Monday, February 23, 2015

Review: Lost Mines and Buried Treasures of Arizona

Lost Mines and Buried Treasures of Arizona
W. C. Jameson
Paperback $20 , e-book $14
Publisher: University of New Mexico Press (2009)
Pages: 184
ISBN-10: 0826344135

After a brief introduction, the book is divided into four quadrants for the parts of the state, allowing a local or traveler to identify legends in their area. However, the maps beginning each section seem to be decorative elements rather than useful indicators of where each story is set.
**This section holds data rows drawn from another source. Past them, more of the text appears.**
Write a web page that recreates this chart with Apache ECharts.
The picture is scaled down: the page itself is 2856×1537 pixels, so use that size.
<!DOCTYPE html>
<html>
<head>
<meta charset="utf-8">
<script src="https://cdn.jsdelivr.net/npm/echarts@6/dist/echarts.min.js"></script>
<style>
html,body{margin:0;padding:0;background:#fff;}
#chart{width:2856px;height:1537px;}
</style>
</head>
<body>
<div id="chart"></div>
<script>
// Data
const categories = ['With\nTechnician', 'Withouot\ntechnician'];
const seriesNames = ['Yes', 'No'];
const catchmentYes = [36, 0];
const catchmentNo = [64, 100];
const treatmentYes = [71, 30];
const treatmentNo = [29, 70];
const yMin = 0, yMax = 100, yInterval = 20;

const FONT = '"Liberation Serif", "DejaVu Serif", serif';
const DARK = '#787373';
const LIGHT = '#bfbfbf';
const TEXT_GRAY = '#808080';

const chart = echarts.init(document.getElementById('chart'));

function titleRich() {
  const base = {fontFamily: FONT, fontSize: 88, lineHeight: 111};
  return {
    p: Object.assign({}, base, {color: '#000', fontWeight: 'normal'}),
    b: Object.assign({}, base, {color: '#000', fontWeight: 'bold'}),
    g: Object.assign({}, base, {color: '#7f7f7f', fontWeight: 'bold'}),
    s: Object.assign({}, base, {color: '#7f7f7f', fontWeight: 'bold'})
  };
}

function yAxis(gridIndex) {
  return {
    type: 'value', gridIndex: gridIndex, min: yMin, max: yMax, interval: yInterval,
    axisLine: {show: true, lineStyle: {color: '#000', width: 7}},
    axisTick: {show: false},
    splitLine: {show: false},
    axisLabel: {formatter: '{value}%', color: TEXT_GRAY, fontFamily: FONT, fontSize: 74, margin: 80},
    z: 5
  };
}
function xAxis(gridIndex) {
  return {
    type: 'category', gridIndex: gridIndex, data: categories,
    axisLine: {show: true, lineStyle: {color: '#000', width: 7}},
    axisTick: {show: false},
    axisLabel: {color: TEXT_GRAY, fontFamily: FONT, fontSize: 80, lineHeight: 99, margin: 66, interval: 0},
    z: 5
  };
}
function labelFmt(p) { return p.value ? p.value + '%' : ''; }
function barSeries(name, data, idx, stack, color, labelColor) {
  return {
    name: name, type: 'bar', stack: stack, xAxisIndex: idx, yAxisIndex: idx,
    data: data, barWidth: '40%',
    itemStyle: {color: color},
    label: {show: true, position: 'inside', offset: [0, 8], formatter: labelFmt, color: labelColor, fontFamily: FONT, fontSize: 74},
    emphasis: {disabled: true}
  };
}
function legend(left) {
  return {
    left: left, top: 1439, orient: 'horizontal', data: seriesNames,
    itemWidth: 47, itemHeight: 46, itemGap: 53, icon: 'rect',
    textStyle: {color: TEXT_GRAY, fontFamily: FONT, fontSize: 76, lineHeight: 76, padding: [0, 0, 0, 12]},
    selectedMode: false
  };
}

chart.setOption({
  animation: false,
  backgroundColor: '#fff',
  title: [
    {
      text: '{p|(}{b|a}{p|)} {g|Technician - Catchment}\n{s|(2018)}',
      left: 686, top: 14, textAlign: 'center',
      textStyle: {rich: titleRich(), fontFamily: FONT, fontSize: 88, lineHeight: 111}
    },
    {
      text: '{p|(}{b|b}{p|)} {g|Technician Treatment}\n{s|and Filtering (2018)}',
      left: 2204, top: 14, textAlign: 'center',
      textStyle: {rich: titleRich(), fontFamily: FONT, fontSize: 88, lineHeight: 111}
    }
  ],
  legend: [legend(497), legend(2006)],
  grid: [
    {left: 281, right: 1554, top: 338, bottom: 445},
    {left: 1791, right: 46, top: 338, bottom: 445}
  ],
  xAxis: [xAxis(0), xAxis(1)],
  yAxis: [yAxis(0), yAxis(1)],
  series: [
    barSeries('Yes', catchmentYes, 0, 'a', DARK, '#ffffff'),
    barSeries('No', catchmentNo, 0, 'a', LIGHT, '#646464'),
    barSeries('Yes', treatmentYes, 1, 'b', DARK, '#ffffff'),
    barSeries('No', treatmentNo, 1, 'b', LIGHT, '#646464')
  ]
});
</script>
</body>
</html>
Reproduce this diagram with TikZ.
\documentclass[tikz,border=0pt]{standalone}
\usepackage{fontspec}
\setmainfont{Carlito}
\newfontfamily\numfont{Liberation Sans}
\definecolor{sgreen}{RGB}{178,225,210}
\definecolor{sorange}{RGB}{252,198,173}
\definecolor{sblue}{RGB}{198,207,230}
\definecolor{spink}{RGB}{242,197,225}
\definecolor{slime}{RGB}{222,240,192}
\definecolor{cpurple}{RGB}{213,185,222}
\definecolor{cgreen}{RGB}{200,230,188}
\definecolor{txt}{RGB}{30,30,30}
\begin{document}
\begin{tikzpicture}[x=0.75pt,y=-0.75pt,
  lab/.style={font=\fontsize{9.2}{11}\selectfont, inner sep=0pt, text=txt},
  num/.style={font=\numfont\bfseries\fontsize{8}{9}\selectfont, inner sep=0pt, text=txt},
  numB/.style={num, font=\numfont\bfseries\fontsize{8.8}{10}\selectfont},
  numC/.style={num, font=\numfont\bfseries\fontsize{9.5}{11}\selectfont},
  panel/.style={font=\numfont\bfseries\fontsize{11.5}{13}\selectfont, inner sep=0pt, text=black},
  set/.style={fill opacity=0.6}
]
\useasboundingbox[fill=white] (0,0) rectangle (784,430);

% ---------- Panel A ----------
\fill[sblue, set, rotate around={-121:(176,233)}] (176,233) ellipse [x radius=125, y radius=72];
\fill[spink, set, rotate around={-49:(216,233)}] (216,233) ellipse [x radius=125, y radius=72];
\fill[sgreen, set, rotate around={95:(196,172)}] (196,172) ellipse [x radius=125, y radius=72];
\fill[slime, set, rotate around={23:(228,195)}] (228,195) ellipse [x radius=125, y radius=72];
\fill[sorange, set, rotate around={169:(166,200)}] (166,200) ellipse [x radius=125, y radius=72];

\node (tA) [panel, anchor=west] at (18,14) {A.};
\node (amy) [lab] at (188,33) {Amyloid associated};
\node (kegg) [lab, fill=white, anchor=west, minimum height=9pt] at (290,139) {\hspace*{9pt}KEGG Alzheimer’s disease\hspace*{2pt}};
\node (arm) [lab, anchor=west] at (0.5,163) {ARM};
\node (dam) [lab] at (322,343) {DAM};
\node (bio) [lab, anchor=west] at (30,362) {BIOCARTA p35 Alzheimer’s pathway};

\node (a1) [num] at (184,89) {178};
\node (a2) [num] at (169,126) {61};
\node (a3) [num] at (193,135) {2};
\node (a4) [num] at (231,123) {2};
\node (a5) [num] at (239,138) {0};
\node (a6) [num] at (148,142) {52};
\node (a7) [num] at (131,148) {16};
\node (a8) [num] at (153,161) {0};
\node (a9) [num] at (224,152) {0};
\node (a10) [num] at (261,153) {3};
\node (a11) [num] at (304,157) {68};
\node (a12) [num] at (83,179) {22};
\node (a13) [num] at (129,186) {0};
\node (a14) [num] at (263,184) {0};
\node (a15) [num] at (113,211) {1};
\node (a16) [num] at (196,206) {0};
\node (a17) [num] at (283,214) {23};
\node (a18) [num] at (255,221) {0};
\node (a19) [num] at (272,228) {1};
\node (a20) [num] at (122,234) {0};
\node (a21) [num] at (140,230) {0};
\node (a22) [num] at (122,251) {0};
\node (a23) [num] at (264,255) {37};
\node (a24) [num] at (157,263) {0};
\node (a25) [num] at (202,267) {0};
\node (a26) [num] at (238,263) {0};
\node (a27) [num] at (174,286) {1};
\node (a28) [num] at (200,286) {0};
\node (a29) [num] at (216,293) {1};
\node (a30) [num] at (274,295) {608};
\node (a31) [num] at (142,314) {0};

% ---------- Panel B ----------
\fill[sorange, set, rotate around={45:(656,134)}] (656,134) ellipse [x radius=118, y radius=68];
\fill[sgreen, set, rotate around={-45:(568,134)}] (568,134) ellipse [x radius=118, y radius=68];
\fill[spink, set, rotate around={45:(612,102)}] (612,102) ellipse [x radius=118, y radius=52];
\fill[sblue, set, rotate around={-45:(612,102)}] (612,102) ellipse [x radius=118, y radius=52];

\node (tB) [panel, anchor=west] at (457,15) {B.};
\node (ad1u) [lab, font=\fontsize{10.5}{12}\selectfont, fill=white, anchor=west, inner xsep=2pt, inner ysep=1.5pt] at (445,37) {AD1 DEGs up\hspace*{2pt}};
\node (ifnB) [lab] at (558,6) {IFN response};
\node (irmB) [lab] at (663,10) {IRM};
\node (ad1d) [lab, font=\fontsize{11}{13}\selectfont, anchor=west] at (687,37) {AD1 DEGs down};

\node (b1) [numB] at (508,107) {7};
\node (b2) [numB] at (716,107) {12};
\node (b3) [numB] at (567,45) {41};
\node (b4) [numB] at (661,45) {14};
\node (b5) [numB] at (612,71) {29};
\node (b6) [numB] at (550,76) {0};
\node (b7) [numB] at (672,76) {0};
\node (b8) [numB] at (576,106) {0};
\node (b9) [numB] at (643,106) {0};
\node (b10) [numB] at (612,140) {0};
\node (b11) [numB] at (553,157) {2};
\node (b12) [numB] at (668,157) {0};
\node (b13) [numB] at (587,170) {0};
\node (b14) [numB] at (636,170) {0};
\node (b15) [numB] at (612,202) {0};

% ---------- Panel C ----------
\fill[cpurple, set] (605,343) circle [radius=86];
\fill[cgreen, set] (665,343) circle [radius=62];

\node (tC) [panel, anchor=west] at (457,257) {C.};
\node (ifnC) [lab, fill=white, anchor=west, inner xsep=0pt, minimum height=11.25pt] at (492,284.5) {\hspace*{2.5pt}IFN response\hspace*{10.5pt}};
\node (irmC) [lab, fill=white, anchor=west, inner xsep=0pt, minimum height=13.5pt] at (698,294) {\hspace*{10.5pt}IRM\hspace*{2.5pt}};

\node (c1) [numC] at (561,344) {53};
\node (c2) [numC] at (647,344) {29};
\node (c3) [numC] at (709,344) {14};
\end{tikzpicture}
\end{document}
The narration is a bit more academic than in some of Jameson's work, more journalistic nonfiction and less dramatic storytelling. The stories themselves are dramatic enough, though. They show what a brutal business prospecting was. In the earliest days, Spanish Jesuit priests enslaved Apaches to mine gold. The Apaches retaliated, eventually killing all of the Jesuits. The famous Apache leader Geronimo later traded that gold for guns to aid his fight against the white man.

In the 1800s, miners were attacked by Native Americans, bandits, and other miners. Bandits betrayed their own gang members. Even family members could not be trusted, as in one story where two men took over their brother’s business by having him committed to an insane asylum.

In one nine-page story, "Coconino County's Lost Gold Ingots," the death toll runs into the dozens. A gang of bandits killed an Apache family for sport. A group of Apaches followed the bandits and killed several of them before they were attacked from the rear by a posse also pursuing the bandits. All the bandits died during or soon after the chase. They set off a blast in a cave to hide their loot, $400,000 worth of gold (worth close to $50 million today). One man found evidence of the treasure in 1964, but died from a heart attack before he could retrieve the gold or leave directions to his discovery.


Tombstone, Arizona today
All this in an attempt to placate the lust for gold and silver. According to Jameson, "It was believed by many [Indians and Mexicans] that to retrieve wealth that was lost or hidden was to invite bad luck."  Certainly there are few happy endings in these legends of lost mines and treasures, many of which are still buried or hidden in the remote canyons and deserts of Arizona.